イーロン・マスク氏の率いるテスラの工場にも導入され、マスク氏は機会を設置した数時間後に「ラーメン最高」とツイート。作業員たちの過酷な就労を支える「癒し」になっているとして話題になった。
「自販機というより調理ロボット」
Yo-Kai Expressの動作の様子はこちらから。
撮影:小林優多郎
日本では3月下旬から羽田空港、芝浦パーキングエリア、東京駅で順次提供を開始する。
4月6日に東京駅で行われた記者会見に登壇したヨーカイエクスプレスCEOのアンディ・リン氏は、
「見た目は自動販売機ですが、調理ロボットだと認識して欲しい」
と強調した。
コロナ禍以降、非接触で人件費も削減できることなどを理由に加速している自販機商戦。サラダや牛肉などの生鮮食品から冷凍食品、デザートまでラインナップは拡大を続けているが、このラーメン自販機はそれらとは一線を画する。まずは上記の動画を見て欲しい。
同社最大の特徴は、自販機内で調理を行うことだ。商品は機内で冷凍状態で保存されており、注文が入ると独自の技術を用いてメニューごとに最適な方法で解凍する。注文から出来上がりまで最短90秒で、熱々の生麺タイプのラーメンが食べられる仕組みだ。1食は790円(税込)から。
ダイナミックプライシングも可能
グローバルスタートアップの新規事業創出などを行う、クラムスタジオの外村仁さん。
撮影:小林優多郎
また売り上げデータを蓄積し、将来の売り上げ予測や需要に応じて価格を変える「ダイナミックプライシング」も可能だ。ヨーカイエクスプレスの開発とマーケティングを支援するスクラムスタジオの外村仁さんは言う。

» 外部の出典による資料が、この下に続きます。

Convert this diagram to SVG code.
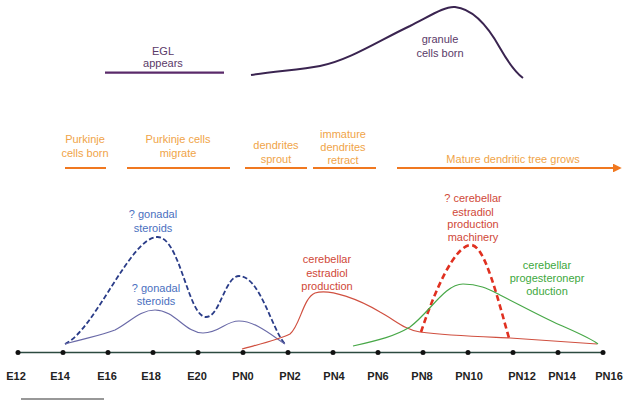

「通常の自販機は種類ごとに入れられる量や導線が決まっているので、よく売れて早くなくなる物とあまり売れない物とで在庫管理に差をつけられず、無駄ができるという課題がありました。
一方、ヨーカイエクスプレスは売れるメニューだけ多くストックするなど、需要に合わせた在庫管理が可能な構造になっているのも大きな特徴です」(外村さん)
あの一風堂とコラボ!環境への配慮も
あの「一風堂」のラーメンも食べられる。
撮影:小林優多郎
メニューは醤油、味噌、豚骨などの定番ラーメンに加え、有名店「一風堂」の「博多豚骨ラーメン」、動物性食材不使用の「プラントベース豚骨風ラーメン」なども。
先行するアメリカではデザートも含めた30種類のメニューを提供しており、日本でも順次拡大していく。

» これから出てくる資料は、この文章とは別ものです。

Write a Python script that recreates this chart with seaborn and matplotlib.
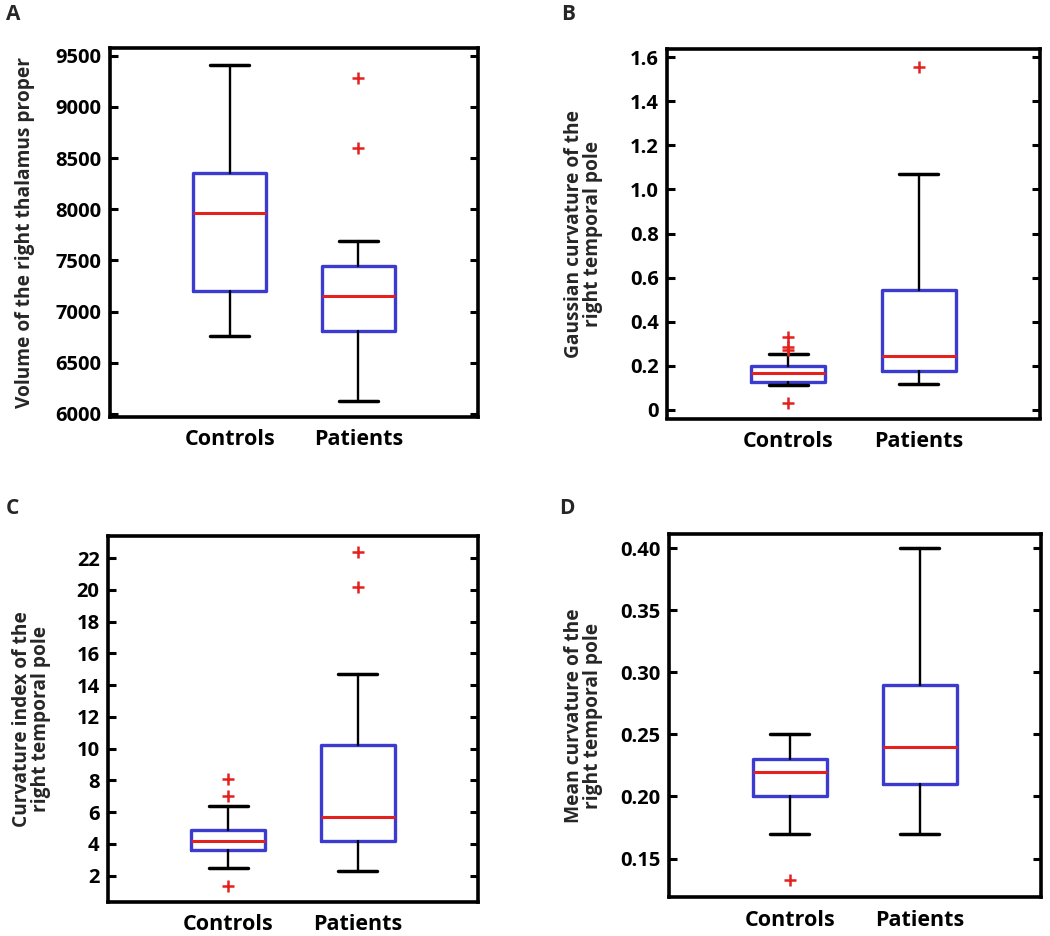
import numpy as np
import matplotlib
matplotlib.use("Agg")
import matplotlib.pyplot as plt
import seaborn as sns

# groups on the x axis
groups = ["Controls", "Patients"]

# A: volume of the right thalamus proper
vol_q1 = [7200, 6810]
vol_med = [7965, 7155]
vol_q3 = [8350, 7450]
vol_lo = [6760, 6130]
vol_hi = [9410, 7690]
vol_out = [[], [9285, 8600]]

# B: gaussian curvature of the right temporal pole
gc_q1 = [0.128, 0.177]
gc_med = [0.166, 0.245]
gc_q3 = [0.197, 0.542]
gc_lo = [0.112, 0.118]
gc_hi = [0.252, 1.07]
gc_out = [[0.332, 0.285, 0.272, 0.033], [1.555]]

# C: curvature index of the right temporal pole
ci_q1 = [3.62, 4.2]
ci_med = [4.2, 5.72]
ci_q3 = [4.88, 10.24]
ci_lo = [2.5, 2.3]
ci_hi = [6.41, 14.71]
ci_out = [[8.07, 7.04, 1.35], [22.38, 20.17]]

# D: mean curvature of the right temporal pole
mc_q1 = [0.20, 0.21]
mc_med = [0.22, 0.24]
mc_q3 = [0.23, 0.29]
mc_lo = [0.17, 0.17]
mc_hi = [0.25, 0.40]
mc_out = [[0.133], []]

sns.set_theme(style="white")
plt.rcParams['font.family'] = ['Open Sans', 'DejaVu Sans']
plt.rcParams['font.weight'] = 'bold'

BLUE = '#3b3bd0'
RED = '#e3211f'

fig = plt.figure(figsize=(10.5, 9.36), dpi=100)
W, H = 1050, 936


def add_axes(l, r, t, b):
    return fig.add_axes([l / W, 1 - b / H, (r - l) / W, (b - t) / H])


def panel(ax, q1, med, q3, lo, hi, out, ylabel, ylim, yticks, yfmt, labx, letter, letpos):
    stats = []
    for i in range(len(groups)):
        stats.append(dict(q1=q1[i], med=med[i], q3=q3[i], whislo=lo[i], whishi=hi[i],
                          fliers=[], label=groups[i]))
    ax.bxp(stats, positions=[1, 2], widths=0.57, capwidths=0.3, showfliers=False,
           boxprops=dict(color=BLUE, linewidth=2.4),
           medianprops=dict(color=RED, linewidth=2.2),
           whiskerprops=dict(color='black', linewidth=1.7, linestyle='-'),
           capprops=dict(color='black', linewidth=2.5))
    ox, oy = [], []
    for i, vals in enumerate(out):
        ox += [i + 1] * len(vals)
        oy += vals
    if ox:
        sns.scatterplot(x=ox, y=oy, marker='+', color=RED, s=70, linewidth=1.8, ax=ax, zorder=5)
    ax.set_xlim(0.07, 2.93)
    ax.set_ylim(*ylim)
    ax.set_yticks(yticks)
    ax.set_yticklabels([yfmt(v) for v in yticks])
    ax.set_xticks([1, 2])
    ax.set_xticklabels(groups)
    for s in ax.spines.values():
        s.set_visible(True)
        s.set_color('black')
        s.set_linewidth(2.6)
    ax.tick_params(axis='y', direction='in', left=True, right=True, length=6, width=2.2,
                   labelsize=14.5, pad=6, colors='black')
    ax.tick_params(axis='x', length=0, labelsize=15.5, pad=9, colors='black')
    for t in ax.get_xticklabels() + ax.get_yticklabels():
        t.set_fontweight('bold')
    ax.set_ylabel(ylabel, fontsize=13.8, fontweight='bold', linespacing=0.92)
    ax.yaxis.set_label_coords(labx, 0.5)
    fig.text(letpos[0] / W, 1 - letpos[1] / H, letter, fontsize=15, fontweight='bold',
             ha='left', va='center')


axA = add_axes(110, 478, 48.3, 416.7)
panel(axA, vol_q1, vol_med, vol_q3, vol_lo, vol_hi, vol_out,
      'Volume of the right thalamus proper', (5973, 9572), np.arange(6000, 9501, 500),
      lambda v: f'{v:.0f}', -0.205, 'A', (6, 15))

axB = add_axes(667, 1040, 49.3, 418.5)
panel(axB, gc_q1, gc_med, gc_q3, gc_lo, gc_hi, gc_out,
      'Gaussian curvature of the\nright temporal pole', (-0.039, 1.636), np.arange(0, 1.61, 0.2),
      lambda v: '0' if abs(v) < 1e-9 else f'{v:.1f}', -0.172, 'B', (561, 15))

axC = add_axes(108, 478, 535.7, 901.7)
panel(axC, ci_q1, ci_med, ci_q3, ci_lo, ci_hi, ci_out,
      'Curvature index of the\nright temporal pole', (0.36, 23.42), np.arange(2, 23, 2),
      lambda v: f'{v:.0f}', -0.155, 'C', (6, 509))

axD = add_axes(669, 1040.7, 534, 897)
panel(axD, mc_q1, mc_med, mc_q3, mc_lo, mc_hi, mc_out,
      'Mean curvature of the\nright temporal pole', (0.119, 0.4115), np.arange(0.15, 0.401, 0.05),
      lambda v: f'{v:.2f}', -0.178, 'D', (559, 509))

fig.savefig('out.png', dpi=100)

飲食は商品と同時に自販機から提供される使い捨ての箸やスプーンなどを使うことが想定されているが、アメリカでは環境への配慮から、これらのカトラテリーには土に還る素材を使用しており、日本でも今後は同様の素材を使う予定だ。
低コストでエッセンシャルワーカー支える
撮影:小林優多郎
ヨーカイエクスプレスを導入する各社のコメントからは、365日24時間働く従業員への需要がうかがえる。
羽田空港日本ビルディングの藤野威・上席常務執行役員
「コロナ禍で旅客機を利用する観光客の需要が戻らない中、空港に勤める従業員は温かい食事が取れることを喜んでいます」
首都高速道路サービスの大西英史社長
「物流の中核を担うトラックドライバーの皆さまに美味しくて温かい食事を24時間365日提供するにはどうすればいいのかが長年の課題でした。解決策ができて嬉しいです」
JR東日本の表輝幸・常務執行役員
「列車の運行に合わせて早朝から深夜に飲食店を営業するとなると、従業員をなかなか集められません。その点でもこうしたロボットはこれから非常に有効なサービスになると思います。
アフターコロナの非接触、非対面の需要にも応えていますし、省スペースかつ無人で運営できるので、地方の駅での展開にも可能性を感じています」
台湾、韓国、ヨーロッパ進出も
羽田空港第2ターミナルに設置されたヨーカイエクスプレス。タッチパネルで注文、もちろんキャッシュレス決済だ。
撮影:小林優多郎
ヨーカイエクスプレスの海外進出は日本が初めてだ。
「コロナ禍以降、営業時間の短縮や人手不足により、飲食店は苦境に陥っています。これは日本も共通のはず。こうした課題をヨーカイエクスプレスは解決できると考えています。
まずは空港、駅、パーキングエリアと交通の要所で挑戦しますが、今後はアメリカ同様、病院など、24時間エッセンシャルワーカーが働いているにもかかわらず温かい食事の提供が難しい場所への展開を進めていきたいです」
とCEOのアンディ・リン氏は語る。他にも大学の寮やホテル、スキーなどリゾート地への展開を考えているという。
さらに今年中に台湾、韓国、ヨーロッパへも進出する予定だ。
コストの削減があらゆる場面で迫られる中、新世代のラーメン自販機、いやラーメンロボットは飲食業の人手不足を救い、エッセンシャルワーカーの支えになるか。